The 2021 version of the main character takes the form of none other than Addison Rae as “Padgett Sawyer,” a TikTok influencer who experiences a popularity downfall when she has an outburst on a livestream over her boyfriend cheating on her. 

Padgett’s romantic interest is Cameron Kweller, an unknown creative that we all have to pretend is unconventionally attractive and socially awkward for the first 45 minutes of the movie. 

To reclaim her title as the most popular girl in school, Padgett takes on the “daunting” task of transforming an ugly duckling into a swan — in other words, she has to convert him from loser to prom king. 

A very long story short, she gives him a makeover (she takes off his hat and gives him a haircut) and, of course, falls in love with him. 

Truthfully speaking, I can’t be mad at the overarching plot of the story. I acknowledge and even embrace the corniness and repetitive tropes characteristic of the romantic comedy genre. However, Rae’s performance as the female lead was incredibly disappointing — out of love, I hope she never acts again and instead sticks to singing and dancing. 

Even worse, what prevented me from enjoying the movie is a recurring theme in many recent chick flicks: the overwhelming amount of random product placement and modern media references.

Why is Rae’s character a TikTok influencer? Why is Kourtney Kardashian her brand manager? Why are you trying to sell me an EOS lip balm? Is Smartfood Popcorn even good? Why are creators trying to appeal so intensely to Gen-Z?

Nonetheless, “He’s All That” is only one of many mediocre recent romantic comedies. 

Although the product inserts and references to random influencers plaguing the genre frustrate me, I think I take a bigger issue with the overall downfall that the romance movie genre has experienced since the early 2000s. Plots nowadays are immensely convoluted, and the conflict is superficial — think “He’s All That,” of course, and “The Kissing Booth.” Don’t get me started on the “After” series.

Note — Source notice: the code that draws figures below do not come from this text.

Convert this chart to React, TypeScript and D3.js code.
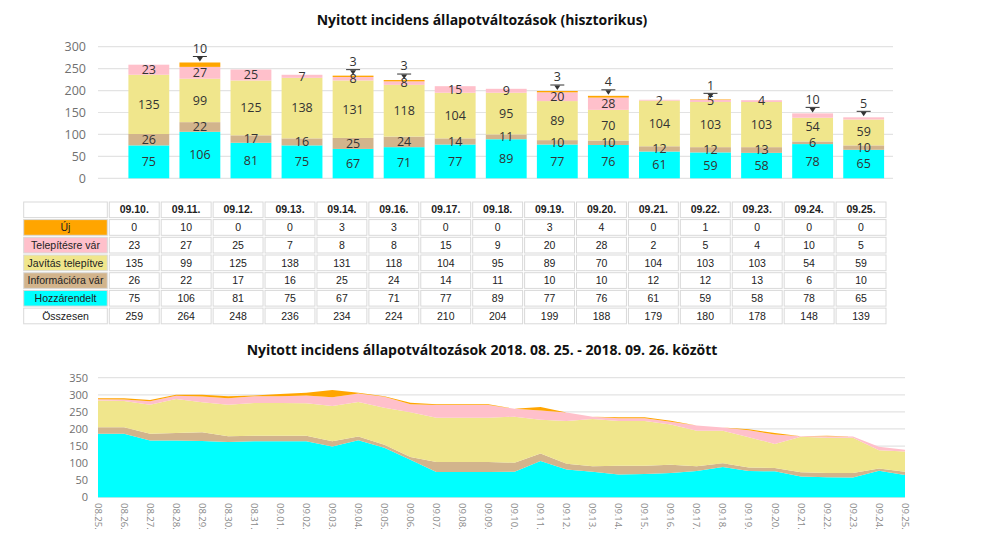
import React from "react";
import * as d3 from "d3";

// ---------- Top chart / table data ----------
const dates = ["09.10.", "09.11.", "09.12.", "09.13.", "09.14.", "09.16.", "09.17.", "09.18.", "09.19.", "09.20.", "09.21.", "09.22.", "09.23.", "09.24.", "09.25."];
const ujValues = [0, 10, 0, 0, 3, 3, 0, 0, 3, 4, 0, 1, 0, 0, 0];
const telepitesreVarValues = [23, 27, 25, 7, 8, 8, 15, 9, 20, 28, 2, 5, 4, 10, 5];
const javitasValues = [135, 99, 125, 138, 131, 118, 104, 95, 89, 70, 104, 103, 103, 54, 59];
const informaciotValues = [26, 22, 17, 16, 25, 24, 14, 11, 10, 10, 12, 12, 13, 6, 10];
const hozzarendeltValues = [75, 106, 81, 75, 67, 71, 77, 89, 77, 76, 61, 59, 58, 78, 65];
const osszesenValues = [259, 264, 248, 236, 234, 224, 210, 204, 199, 188, 179, 180, 178, 148, 139];

// ---------- Bottom area chart data ----------
const areaDates = ["08.25.", "08.26.", "08.27.", "08.28.", "08.29.", "08.30.", "08.31.", "09.01.", "09.02.", "09.03.", "09.04.", "09.05.", "09.06.", "09.07.", "09.08.", "09.09.", "09.10.", "09.11.", "09.12.", "09.13.", "09.14.", "09.15.", "09.16.", "09.17.", "09.18.", "09.19.", "09.20.", "09.21.", "09.22.", "09.23.", "09.24.", "09.25."];
const areaHozzarendelt = [186, 186, 166, 166, 165, 162, 164, 164, 164, 149, 167, 145, 110, 74, 74, 74, 75, 106, 81, 75, 67, 68, 71, 77, 89, 77, 76, 61, 59, 58, 78, 65];
const areaInformaciora = [19, 19, 20, 22, 25, 17, 16, 16, 16, 15, 11, 9, 8, 29, 29, 29, 26, 22, 17, 16, 25, 24, 24, 14, 11, 10, 10, 12, 12, 13, 6, 10];
const areaJavitas = [78, 77, 85, 100, 88, 92, 96, 96, 95, 103, 101, 108, 131, 130, 130, 130, 135, 99, 125, 138, 131, 131, 118, 104, 95, 89, 70, 104, 103, 103, 54, 59];
const areaTelepitesre = [4, 4, 10, 9, 17, 19, 20, 20, 23, 26, 25, 32, 23, 37, 37, 37, 23, 27, 25, 7, 8, 8, 8, 15, 9, 20, 28, 2, 5, 4, 10, 5];
const areaUj = [3, 4, 4, 3, 5, 6, 2, 6, 8, 21, 2, 2, 5, 2, 2, 2, 0, 10, 0, 0, 3, 3, 3, 0, 0, 3, 4, 0, 1, 0, 0, 0];

const topTicks = [0, 50, 100, 150, 200, 250, 300];
const areaTicks = [0, 50, 100, 150, 200, 250, 300, 350];

// series order bottom -> top
const seriesKeys = ["Hozzárendelt", "Információra vár", "Javítás telepítve", "Telepítésre vár", "Új"];
const seriesColors: Record<string, string> = {
  "Új": "#FFA500",
  "Telepítésre vár": "#FFC0CB",
  "Javítás telepítve": "#F0E68C",
  "Információra vár": "#D2B48C",
  "Hozzárendelt": "#00FFFF",
};
// labels drawn as callouts above the bar
const calloutExtra = [["09.24.", "Telepítésre vár"], ["09.25.", "Telepítésre vár"]];

const topRows = dates.map((d, i) => ({
  date: d,
  "Új": ujValues[i],
  "Telepítésre vár": telepitesreVarValues[i],
  "Javítás telepítve": javitasValues[i],
  "Információra vár": informaciotValues[i],
  "Hozzárendelt": hozzarendeltValues[i],
}));
const areaRows = areaDates.map((d, i) => ({
  date: d,
  "Új": areaUj[i],
  "Telepítésre vár": areaTelepitesre[i],
  "Javítás telepítve": areaJavitas[i],
  "Információra vár": areaInformaciora[i],
  "Hozzárendelt": areaHozzarendelt[i],
}));

const tableRows = [
  { label: "Új", values: ujValues, color: seriesColors["Új"] },
  { label: "Telepítésre vár", values: telepitesreVarValues, color: seriesColors["Telepítésre vár"] },
  { label: "Javítás telepítve", values: javitasValues, color: seriesColors["Javítás telepítve"] },
  { label: "Információra vár", values: informaciotValues, color: seriesColors["Információra vár"] },
  { label: "Hozzárendelt", values: hozzarendeltValues, color: seriesColors["Hozzárendelt"] },
  { label: "Összesen", values: osszesenValues, color: "#FFFFFF" },
];

const TITLE_FONT = "'Open Sans', 'Noto Sans', sans-serif";
const LABEL_FONT = "'Open Sans', 'Noto Sans', sans-serif";
const TABLE_FONT = "'Liberation Sans', Arial, sans-serif";

export default function App() {
  // ---- top bar chart ----
  const xBar = d3.scaleBand<string>().domain(dates).range([123.3, 889.2]).paddingInner(0.2).paddingOuter(0.1);
  const yBar = d3.scaleLinear().domain([0, 300]).range([178.3, 46.7]);
  const stack = d3.stack<any>().keys(seriesKeys);
  const barSeries = stack(topRows);

  const isCallout = (date: string, key: string, v: number) =>
    (key === "Új" && v > 0) || calloutExtra.some(([d, k]) => d === date && k === key);

  // build label list with simple collision avoidance per bar (bottom -> top)
  type Lbl = { key: string; date: string; v: number; x: number; y: number; callout: boolean; top: number };
  const labels: Lbl[] = [];
  dates.forEach((date) => {
    let prevY = Infinity;
    barSeries.forEach((s: any) => {
      const d = s.find((e: any) => e.data.date === date);
      const v = d[1] - d[0];
      if (v <= 0) return;
      const cx = (xBar(date) as number) + xBar.bandwidth() / 2;
      if (isCallout(date, s.key, v)) {
        labels.push({ key: s.key, date, v, x: cx, y: yBar(d[1]) - 14, callout: true, top: yBar(d[1]) });
        return;
      }
      let cy = (yBar(d[0]) + yBar(d[1])) / 2;
      if (prevY - cy < 16) cy = prevY - 16;
      prevY = cy;
      labels.push({ key: s.key, date, v, x: cx, y: cy, callout: false, top: yBar(d[1]) });
    });
  });

  // ---- table ----
  const tableLeft = 22.7;
  const labelColRight = 108.3;
  const tableRight = 887;
  const xCol = d3.scaleBand<string>().domain(dates).range([labelColRight, tableRight]);
  const headerTop = 201;
  const headerH = 17.6;
  const rowH = 17.7;

  // ---- bottom area chart ----
  const xArea = d3.scalePoint<string>().domain(areaDates).range([98, 905]);
  const yArea = d3.scaleLinear().domain([0, 350]).range([497.3, 377.7]);
  const areaSeries = stack(areaRows);
  const areaGen = d3
    .area<any>()
    .x((d: any) => xArea(d.data.date) as number)
    .y0((d: any) => yArea(d[0]))
    .y1((d: any) => yArea(d[1]))
    .curve(d3.curveLinear);

  return (
    <svg width={1000} height={546} style={{ position: "absolute", left: 0, top: 0, background: "#fff" }}>
      {/* ===== Top title ===== */}
      <text x={482} y={25} textAnchor="middle" fontFamily={TITLE_FONT} fontWeight={700} fontSize={14} fill="#111">
        Nyitott incidens állapotváltozások (hisztorikus)
      </text>

      {/* gridlines + y labels */}
      {topTicks.map((t) => (
        <g key={"tg" + t}>
          <line x1={98} x2={893} y1={yBar(t)} y2={yBar(t)} stroke="#e3e3e3" strokeWidth={1.2} />
          <text x={86} y={yBar(t)} dy="0.35em" textAnchor="end" fontFamily={LABEL_FONT} fontSize={12.5} fill="#707070">
            {t}
          </text>
        </g>
      ))}

      {/* stacked bars */}
      {barSeries.map((s: any) => (
        <g key={s.key}>
          {s.map((d: any) => {
            const h = yBar(d[0]) - yBar(d[1]);
            if (h <= 0) return null;
            return (
              <rect
                key={d.data.date}
                x={xBar(d.data.date)}
                y={yBar(d[1])}
                width={xBar.bandwidth()}
                height={h}
                fill={seriesColors[s.key]}
              />
            );
          })}
        </g>
      ))}

      {/* bar labels */}
      {labels.map((l) => {
        if (l.callout) {
          const lineY = l.top - 6;
          return (
            <g key={l.date + l.key}>
              <text x={l.x} y={l.y} dy="0.35em" textAnchor="middle" fontFamily={LABEL_FONT} fontSize={12.5} fill="#333">
                {l.v}
              </text>
              <line x1={l.x - 7} x2={l.x + 7} y1={lineY} y2={lineY} stroke="#333" strokeWidth={1} />
              <path d={`M${l.x - 3},${lineY + 0.5} L${l.x + 3},${lineY + 0.5} L${l.x},${l.top - 1} Z`} fill="#333" />
            </g>
          );
        }
        return (
          <text key={l.date + l.key} x={l.x} y={l.y} dy="0.35em" textAnchor="middle" fontFamily={LABEL_FONT} fontSize={12.5} fill="#333">
            {l.v}
          </text>
        );
      })}

      {/* ===== Table ===== */}
      <g fontFamily={TABLE_FONT} fontSize={10.5} fill="#222">
        <rect x={tableLeft + 1} y={headerTop + 1} width={labelColRight - tableLeft - 2} height={headerH - 2} fill="#fff" stroke="#d9d9d9" />
        {dates.map((d) => (
          <g key={"h" + d}>
            <rect x={(xCol(d) as number) + 1} y={headerTop + 1} width={xCol.bandwidth() - 2} height={headerH - 2} fill="#fff" stroke="#d9d9d9" />
            <text x={(xCol(d) as number) + xCol.bandwidth() / 2} y={headerTop + headerH / 2} dy="0.35em" textAnchor="middle" fontWeight={700}>
              {d}
            </text>
          </g>
        ))}
        {tableRows.map((r, ri) => {
          const top = headerTop + headerH + ri * rowH;
          return (
            <g key={"r" + r.label}>
              <rect x={tableLeft + 1} y={top + 1} width={labelColRight - tableLeft - 2} height={rowH - 2} fill={r.color} stroke="#d9d9d9" />
              <text x={(tableLeft + labelColRight) / 2} y={top + rowH / 2} dy="0.35em" textAnchor="middle">
                {r.label}
              </text>
              {dates.map((d, i) => (
                <g key={d}>
                  <rect x={(xCol(d) as number) + 1} y={top + 1} width={xCol.bandwidth() - 2} height={rowH - 2} fill="#fff" stroke="#d9d9d9" />
                  <text x={(xCol(d) as number) + xCol.bandwidth() / 2} y={top + rowH / 2} dy="0.35em" textAnchor="middle">
                    {r.values[i]}
                  </text>
                </g>
              ))}
            </g>
          );
        })}
      </g>

      {/* ===== Bottom title ===== */}
      <text x={482} y={355} textAnchor="middle" fontFamily={TITLE_FONT} fontWeight={700} fontSize={14} fill="#111">
        Nyitott incidens állapotváltozások 2018. 08. 25. - 2018. 09. 26. között
      </text>

      {areaTicks.map((t) => (
        <g key={"ag" + t}>
          <line x1={98} x2={905} y1={yArea(t)} y2={yArea(t)} stroke="#e3e3e3" strokeWidth={1.2} />
          <text x={88} y={yArea(t)} dy="0.35em" textAnchor="end" fontFamily={LABEL_FONT} fontSize={11} fill="#707070">
            {t}
          </text>
        </g>
      ))}

      {areaSeries.map((s: any) => (
        <path key={"a" + s.key} d={areaGen(s) as string} fill={seriesColors[s.key]} stroke="none" />
      ))}

      {areaDates.map((d) => {
        const x = xArea(d) as number;
        return (
          <text
            key={"xl" + d}
            transform={`translate(${x},503) rotate(90)`}
            dy="0.35em"
            textAnchor="start"
            fontFamily={LABEL_FONT}
            fontSize={9.5}
            fill="#8a8a8a"
          >
            {d}
          </text>
        );
      })}
    </svg>
  );
}
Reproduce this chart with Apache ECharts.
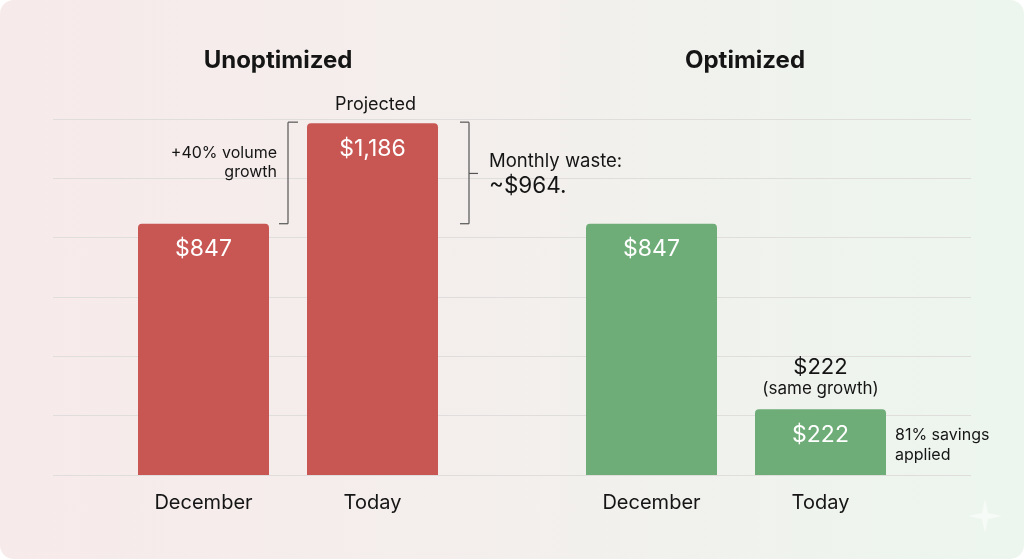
<!DOCTYPE html>
<html><head><meta charset="utf-8">
<script src="https://cdn.jsdelivr.net/npm/echarts@6/dist/echarts.min.js"></script>
<style>
html,body{margin:0;padding:0;background:#fff;}
#c{width:1024px;height:559px;border-radius:14px;overflow:hidden;
background:linear-gradient(90deg,#f7eaea 0%,#f3efed 50%,#ecf6ee 100%);}
</style></head>
<body><div id="c"></div>
<script>
const months = ['December', 'Today'];
const unoptimized = [847, 1186];
const optimized = [847, 222];
const yTicks = [0, 200, 400, 600, 800, 1000, 1200];
const panelTitles = ['Unoptimized', 'Optimized'];

const chart = echarts.init(document.getElementById('c'));
const FONT = 'Inter, "Noto Sans", sans-serif';
const yMax = yTicks[yTicks.length - 1];
const yInt = yTicks[1] - yTicks[0];

function valueLabel() {
  return {show: true, position: 'insideTop', distance: 14, color: '#fff', fontSize: 23,
    fontFamily: FONT, formatter: p => '$' + p.value.toLocaleString('en-US')};
}
const catAxis = idx => ({type: 'category', gridIndex: idx, data: months,
  axisLine: {show: false}, axisTick: {show: false},
  axisLabel: {color: '#151515', fontSize: 20, fontFamily: FONT, margin: 18}});
const valAxis = (idx, show) => ({type: 'value', gridIndex: idx, min: 0, max: yMax, interval: yInt,
  axisLabel: {show: false}, axisLine: {show: false}, axisTick: {show: false},
  splitLine: {show: show, lineStyle: {color: '#e0dedc', width: 1}}});

chart.setOption({
  animation: false,
  grid: [
    {left: 53, right: 53, top: 119, bottom: 84},
    {left: 119, width: 338, top: 119, bottom: 84},
    {left: 567, width: 338, top: 119, bottom: 84}
  ],
  xAxis: [
    {type: 'category', gridIndex: 0, data: [''], show: false},
    catAxis(1), catAxis(2)
  ],
  yAxis: [valAxis(0, true), valAxis(1, false), valAxis(2, false)],
  series: [
    {type: 'bar', xAxisIndex: 1, yAxisIndex: 1, data: unoptimized, barWidth: 131,
      itemStyle: {color: '#c85653', borderRadius: [4, 4, 0, 0]}, label: valueLabel()},
    {type: 'bar', xAxisIndex: 2, yAxisIndex: 2, data: optimized, barWidth: 131,
      itemStyle: {color: '#6fad78', borderRadius: [4, 4, 0, 0]}, label: valueLabel()}
  ]
});

const px = (g, cat, v) => chart.convertToPixel({xAxisIndex: g, yAxisIndex: g}, [cat, v]);
const uDec = px(1, 0, unoptimized[0]), uTod = px(1, 1, unoptimized[1]);
const oDec = px(2, 0, optimized[0]), oTod = px(2, 1, optimized[1]);
const half = 65.5;
const txt = (x, y, t, o) => Object.assign({type: 'text', x: x, y: y,
  style: Object.assign({text: t, fill: '#151515', font: '16px ' + FONT, align: 'left', verticalAlign: 'middle'}, o || {})});
const line = (x1, y1, x2, y2) => ({type: 'line', shape: {x1, y1, x2, y2},
  style: {stroke: '#555', lineWidth: 1.2}});
const waste = unoptimized[1] - optimized[1];

const lbx = uTod[0] - half - 19, rbx = uTod[0] + half + 31;
const star = [];
for (let i = 0; i < 16; i++) {
  const a = i * Math.PI / 8, r = (i % 4 === 0) ? 17 : (i % 2 === 0 ? 4 : 6.5);
  star.push([Math.sin(a) * r, -Math.cos(a) * r]);
}
chart.setOption({graphic: [
  txt((uDec[0] + uTod[0]) / 2 - 10, 61, panelTitles[0], {font: 'bold 24px ' + FONT, align: 'center'}),
  txt((oDec[0] + oTod[0]) / 2 + 9, 61, panelTitles[1], {font: 'bold 24px ' + FONT, align: 'center'}),
  txt(uTod[0] + 3, 105, 'Projected', {font: '18px ' + FONT, align: 'center'}),
  txt(lbx - 11, 153, '+40% volume', {align: 'right'}),
  txt(lbx - 11, 172, 'growth', {align: 'right'}),
  line(lbx, uTod[1] - 1, lbx + 10, uTod[1] - 1),
  line(lbx, uTod[1] - 1, lbx, uDec[1]),
  line(lbx - 9, uDec[1], lbx, uDec[1]),
  line(rbx - 9, uTod[1] - 1, rbx, uTod[1] - 1),
  line(rbx, uTod[1] - 1, rbx, uDec[1]),
  line(rbx - 9, uDec[1], rbx, uDec[1]),
  line(rbx, (uTod[1] + uDec[1]) / 2, rbx + 9, (uTod[1] + uDec[1]) / 2),
  txt(rbx + 20, 161, 'Monthly waste:', {font: '18.5px ' + FONT}),
  txt(rbx + 20, 186, '~$' + waste + '.', {font: '22.5px ' + FONT}),
  txt(oTod[0], oTod[1] - 42, '$' + optimized[1], {font: '22px ' + FONT, align: 'center'}),
  txt(oTod[0], oTod[1] - 20, '(same growth)', {font: '17px ' + FONT, align: 'center'}),
  txt(oTod[0] + half + 9, 435, '81% savings'),
  txt(oTod[0] + half + 9, 455, 'applied'),
  {type: 'polygon', x: 985, y: 516, shape: {points: star}, style: {fill: '#ffffff', opacity: 0.55}}
]});
</script></body></html>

I am so glad the last movie just came out and that I will never have to witness an ad of Tessa and Hardin fighting over something stupid ever again.

Anyways, give me real drama and genuine heartbreak. 

I don’t think any current director could replicate the sheer shock on my 12-year-old face when Kate Hudson, who played Andie Anderson, told Matthew McConaughey, who played Benjamin Barry, that she couldn’t lose him because “you can’t lose something you never had” in “How To Lose a Guy In 10 Days.”

Beyond lackluster plots, I think we are missing real movie stars. Old movies all have iconic, star-studded casts. 

Our generation is definitely feeling the absence of romcom actor staples. We need equivalents of Matthew McConaughey, Kate Hudson, Julia Roberts, Hugh Grant, Drew Barrymore and Mark Ruffalo. 

Further, I feel romance movies have taken a backseat to action movies in the 2010s and 2020s. 

While I also enjoy the Marvel franchise, everywhere I go is some type of advertisement for the latest blockbuster action film in their newest superhero series. By nature, they also don’t bring the same feelings of cheerfulness. Likewise, horror movies with monotonous, generic formulas have completely taken over the big screens as of recently. 

Overall, I think everyone needs a happy movie to enjoy from time to time, and a rom- com provides just that. Rumor has it that “Anyone But You,” starring Sydney Sweeney and Glen Powell, is the beginning of the 2000s chick flick revival. I have yet to watch it, but I am hopeful it marks the start of a powerful renaissance.